The time had come for the first section to fly off. What a moment that was for everyone, what opposition were we going to meet, the ship was just a few miles off the Italian coast, open to aerial and underwater attacks, but this did not deter anyone.

It was 0600 on the clock, a brilliant moon shone overhead, dawn was just beginning to break through the dark skies. Inside the Fighter Direction Office everything was a bustle, take off was at 0615, each squadron putting up 4 aircraft.

Doc is there of course. Doc hangs around at all the take offs and returns just in case. People bring their aircraft back in a bit of a mess sometimes, invariably the prang on the deck. Not often thank God.

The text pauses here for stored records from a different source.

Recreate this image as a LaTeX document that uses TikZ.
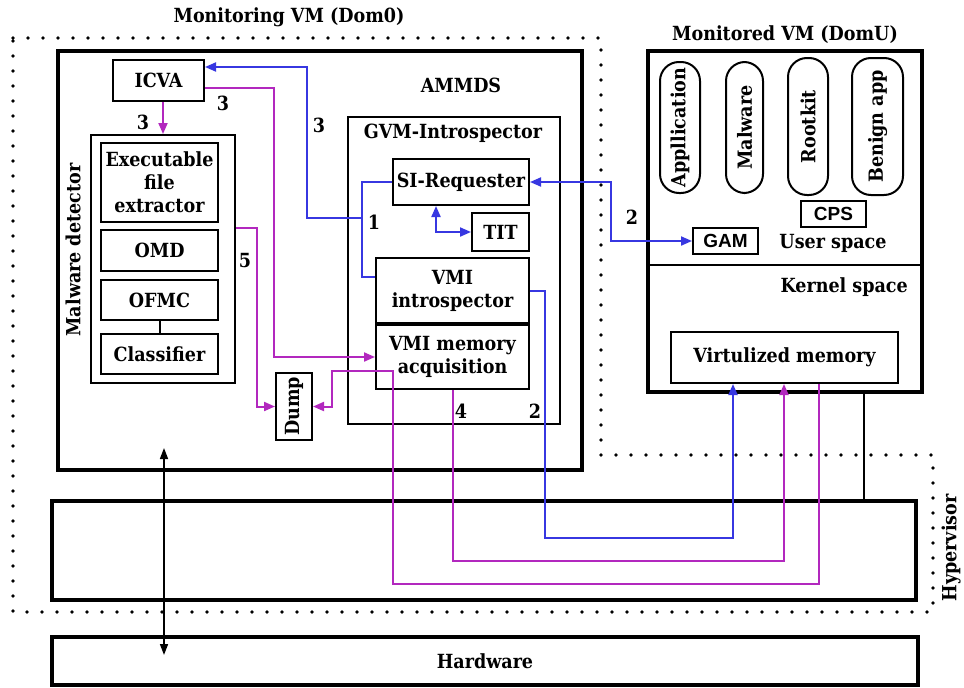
\documentclass[tikz,border=0pt]{standalone}
\usepackage{fontspec}
\setmainfont{DejaVu Serif Condensed}
\newfontfamily\sansf{Liberation Sans}
\usetikzlibrary{arrows.meta}
\definecolor{myblue}{RGB}{55,55,225}
\definecolor{mypurple}{RGB}{178,40,190}
\begin{document}
\begin{tikzpicture}[x=1pt,y=-1pt,
  every node/.style={font=\bfseries\fontsize{19.5}{23}\selectfont},
  box/.style={draw, line width=2pt, inner sep=0pt, align=center},
  tbox/.style={draw, line width=3.2pt, inner sep=0pt},
  oval/.style={draw, line width=2pt, inner sep=0pt, rotate=90, rounded corners=19pt},
  bl/.style={draw=myblue, line width=2pt},
  pu/.style={draw=mypurple, line width=2pt},
  arr/.style={-{Triangle[length=11pt,width=9pt]}},
  arrboth/.style={{Triangle[length=11pt,width=9pt]}-{Triangle[length=11pt,width=9pt]}},
  dotline/.style={line width=3.6pt, dash pattern=on 0pt off 15pt, line cap=round},
  lbl/.style={inner sep=0pt},
  sanslbl/.style={font=\sansf\bfseries\fontsize{19}{22}\selectfont}
]
\useasboundingbox (0,0) rectangle (964,688);

% dotted Dom0 / hypervisor region
\draw[dotline] (13,38) -- (601,38) -- (601,455) -- (933,455) -- (933,612) -- (13,612) -- cycle;
\node[lbl] (t0) at (289,17) {Monitoring VM (Dom0)};

% AMMDS
\node[tbox, minimum width=524pt, minimum height=419pt] (ammds) at (320,260.5) {};
\node[lbl] (ammdst) at (461,85) {AMMDS};

\node[box, minimum width=91pt, minimum height=41pt] (icva) at (158.5,80.5) {ICVA};
\node[box, minimum width=144pt, minimum height=248pt] (maldet) at (163,259) {};
\node[lbl, rotate=90] (maldett) at (73,250) {Malware detector};
\node[box, minimum width=117pt, minimum height=79pt] (exe) at (159.5,182.5) {Executable\\file\\extractor};
\node[box, minimum width=117pt, minimum height=41pt] (omd) at (159.5,250.5) {OMD};
\node[box, minimum width=117pt, minimum height=40pt] (ofmc) at (159.5,300) {OFMC};
\node[box, minimum width=117pt, minimum height=40pt] (classifier) at (159.5,354) {Classifier};
\draw[line width=2pt] (ofmc.south) -- (classifier.north);
\node[box, rotate=90, minimum width=67pt, minimum height=36pt] (dump) at (294,406.5) {Dump};

% GVM-Introspector
\node[box, minimum width=212pt, minimum height=307pt] (gvm) at (454,270.5) {};
\node[lbl] (gvmt) at (453,133) {GVM-Introspector};
\node[box, minimum width=136pt, minimum height=46pt] (sireq) at (461,182) {SI-Requester};
\node[box, minimum width=57pt, minimum height=38pt] (tit) at (500.5,232) {TIT};
\node[box, minimum width=153pt, minimum height=65pt] (vmiint) at (452.5,290.5) {VMI\\introspector};
\node[box, minimum width=153pt, minimum height=64pt] (vmimem) at (452.5,357) {VMI memory\\acquisition};

% DomU
\node[lbl] (t1) at (785,35) {Monitored VM (DomU)};
\node[tbox, minimum width=274pt, minimum height=341pt] (domu) at (785,221.5) {};
\draw[line width=2.5pt] (domu.west |- 0,265) -- (domu.east |- 0,265);
\node[oval, minimum width=131pt, minimum height=40pt] (app) at (680,127.5) {Appllication};
\node[oval, minimum width=131pt, minimum height=37pt] (malw) at (744.5,127.5) {Malware};
\node[oval, minimum width=137pt, minimum height=40pt] (rootkit) at (808,126.5) {Rootkit};
\node[oval, minimum width=137pt, minimum height=51pt] (benign) at (877.5,126.5) {Benign app};
\node[box, sanslbl, minimum width=65pt, minimum height=26pt] (cps) at (833.5,214) {CPS};
\node[box, sanslbl, minimum width=65pt, minimum height=26pt] (gam) at (725.5,241) {GAM};
\node[lbl] (us) at (833,243) {User space};
\node[lbl, anchor=east] (ks) at (908,287) {Kernel space};
\node[box, minimum width=227pt, minimum height=51pt] (virtmem) at (784.5,357.5) {Virtulized memory};

% Hypervisor and hardware
\node[tbox, minimum width=864pt, minimum height=99pt] (hyp) at (484,550.5) {};
\node[lbl, rotate=90] (hypt) at (951,548) {Hypervisor};
\node[tbox, minimum width=866pt, minimum height=48pt] (hw) at (485,661) {Hardware};

% blue connectors
\coordinate (j1) at (362,218);
\draw[bl, arr] (j1) -- (307,218) -- (307,67) -- ([yshift=13.5pt]icva.east);
\draw[bl] (sireq.west) -- (362,182) -- (362,277) -- ([yshift=13.5pt]vmiint.west);
\draw[bl, arrboth] (sireq.east) -- (611,182) |- (gam.west);
\draw[bl, arrboth] ([xshift=-25pt]sireq.south) |- (tit.west);
\draw[bl, arr] (vmiint.east) -- (545,290.5) -- (545,538) -- (733,538) -- (733,0 |- virtmem.south);

% purple connectors
\draw[pu, arr] ([xshift=4.5pt]icva.south) -- (163,0 |- maldet.north);
\draw[pu, arr] ([yshift=-7.5pt]icva.east) -- (274,88) -- (274,357) -- (vmimem.west);
\draw[pu, arr] ([yshift=31pt]maldet.east) -- (257,228) -- (257,406.5) -- (dump.north);
\draw[pu, arr] (819,0 |- virtmem.south) -- (819,584) -- (393,584) -- (393,371) -- (332,371) -- (332,406.5) -- (dump.south);
\draw[pu, arr] (453,0 |- vmimem.south) -- (453,561) -- (784,561) -- (784,0 |- virtmem.south);

% black connectors
\draw[line width=1.6pt] (864,0 |- domu.south) -- (864,0 |- hyp.north);
\coordinate (up) at (164,448);
\coordinate (down) at (164,655);
\draw[line width=1.6pt, {Triangle[length=11pt,width=8pt]}-{Triangle[length=11pt,width=8pt]}] (up) -- (down);

% labels
\node[lbl] (l3a) at (143,122) {3};
\node[lbl] (l3b) at (223,103) {3};
\node[lbl] (l3c) at (319,125) {3};
\node[lbl] (l1) at (374,222) {1};
\node[lbl] (l2a) at (632,217) {2};
\node[lbl] (l5) at (245,261) {5};
\node[lbl] (l4) at (461,411) {4};
\node[lbl] (l2b) at (535,411) {2};
\end{tikzpicture}
\end{document}
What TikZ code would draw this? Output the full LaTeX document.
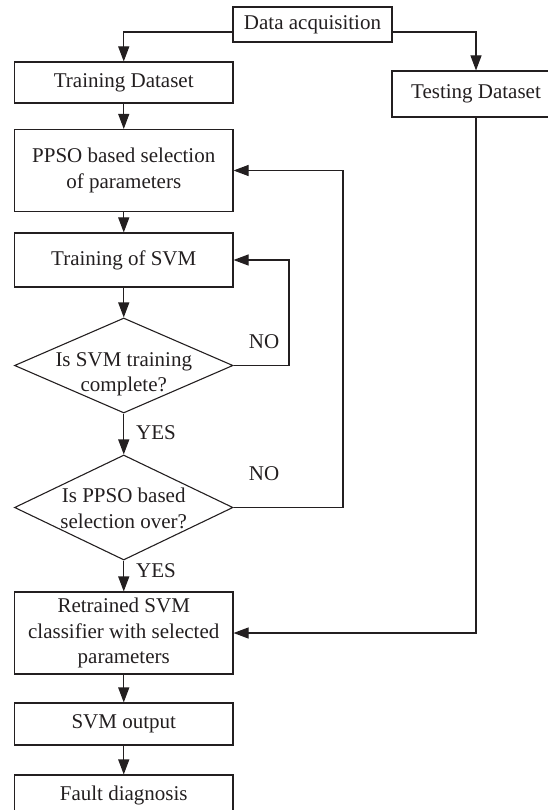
\documentclass[tikz,border=0pt]{standalone}
\usepackage{fontspec}
\setmainfont{Liberation Serif}
\usetikzlibrary{shapes.geometric,arrows.meta}
\definecolor{lc}{RGB}{35,31,32}
\begin{document}
\begin{tikzpicture}[x=1pt,y=-1pt,
  every node/.append style={font=\fontsize{21}{25.5}\selectfont, text=lc},
  box/.style={draw=lc, line width=1.1pt, rectangle, inner sep=0pt, align=center, minimum width=218.5pt},
  dia/.style={draw=lc, line width=1.1pt, diamond, inner sep=0pt, minimum width=218.5pt},
  conn/.style={draw=lc, line width=1.1pt, -{Triangle[length=15pt,width=11pt]}},
  lbl/.style={inner sep=0pt}]
\useasboundingbox (0,0) rectangle (548,810);
% nodes
\node[box, minimum width=159pt, minimum height=35pt] (data) at (312.5,24.5) {Data acquisition};
\node[box, minimum height=41pt] (train) at (123.75,82.5) {Training Dataset};
\node[box, minimum width=168pt, minimum height=46pt] (test) at (476,94) {Testing Dataset};
\node[box, minimum height=82pt] (ppso) at (123.75,170.5) {PPSO based selection\\of parameters};
\node[box, minimum height=54pt] (tsvm) at (123.75,260) {Training of SVM};
\node[dia, minimum height=95pt, label={[align=center, yshift=-9pt]center:Is SVM training\\complete?}] (d1) at (123.75,365.5) {};
\node[dia, minimum height=105pt, label={[align=center, yshift=-1pt]center:Is PPSO based\\selection over?}] (d2) at (123.75,507.5) {};
\node[box, minimum height=82pt] (retr) at (123.75,633) {Retrained SVM\\classifier with selected\\parameters};
\node[box, minimum height=42pt] (out) at (123.75,724) {SVM output};
\node[box, minimum height=40pt] (fault) at (123.75,795) {Fault diagnosis};
% labels
\node[lbl] (no1) at (264,342) {NO};
\node[lbl] (no2) at (264,474) {NO};
\node[lbl] (yes1) at (156,433) {YES};
\node[lbl] (yes2) at (156,571) {YES};
% helper coordinates
\coordinate (r1) at (289,0);
\coordinate (r2) at (343,0);
% connectors
\draw[conn] ([yshift=-7.5pt]data.west) -| (train.north);
\draw[conn] ([yshift=-7.5pt]data.east) -| (test.north);
\draw[conn] (train.south) -- (ppso.north);
\draw[conn] (ppso.south) -- (tsvm.north);
\draw[conn] (tsvm.south) -- (d1.north);
\draw[conn] (d1.south) -- (d2.north);
\draw[conn] (d2.south) -- (retr.north);
\draw[conn] (retr.south) -- (out.north);
\draw[conn] (out.south) -- (fault.north);
\draw[conn] (d1.east) -- (d1.east -| r1) |- (tsvm.east);
\draw[conn] (d2.east) -- (d2.east -| r2) |- (ppso.east);
\draw[conn] (test.south) |- (retr.east);
\end{tikzpicture}
\end{document}
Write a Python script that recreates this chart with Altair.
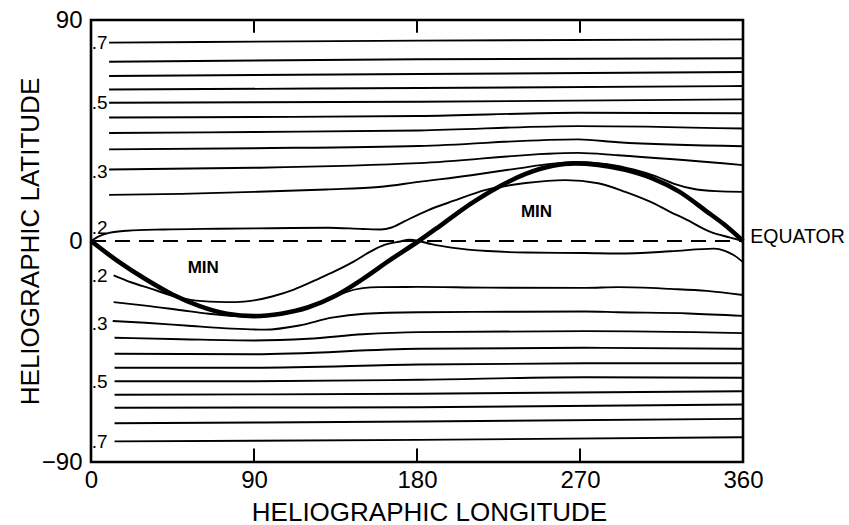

On deck there is a roaring and revving as the first Spitfire gets ready, pilots of all aircraft are aboard. G for George, F for Freddie and good old N for Nuts. They are all waiting, checking gauges set. Her cannons are loaded, deadly things, each one carrying a present for the enemy.

0615 on the clock, the Commander Flying gives the green light and the first aircraft roars along the deck followed by the others in quick succession, our flight is airborne, it forms up and heads westwards to look down on the shores of Italy. Below thousands of troop ships and battle craft unload troops and supplies, above planes of the Royal Navy prevent any interference. After 1 hour and 20 minutes our aircraft return and another section take over, and so this cycle of take-offs continued day in and day out for 5 days.

5 days later

Yesterday with only 4 aircraft remaining our task was completed, we had made history by covering the biggest landing the world has ever known.

Last night we had evening quarters on deck for the men that lost their lives during the action, after which we proceeded – whether or not we will arrive back in England before XXX I really don’t know, but I can assure you that I am very much looking forward to doing so.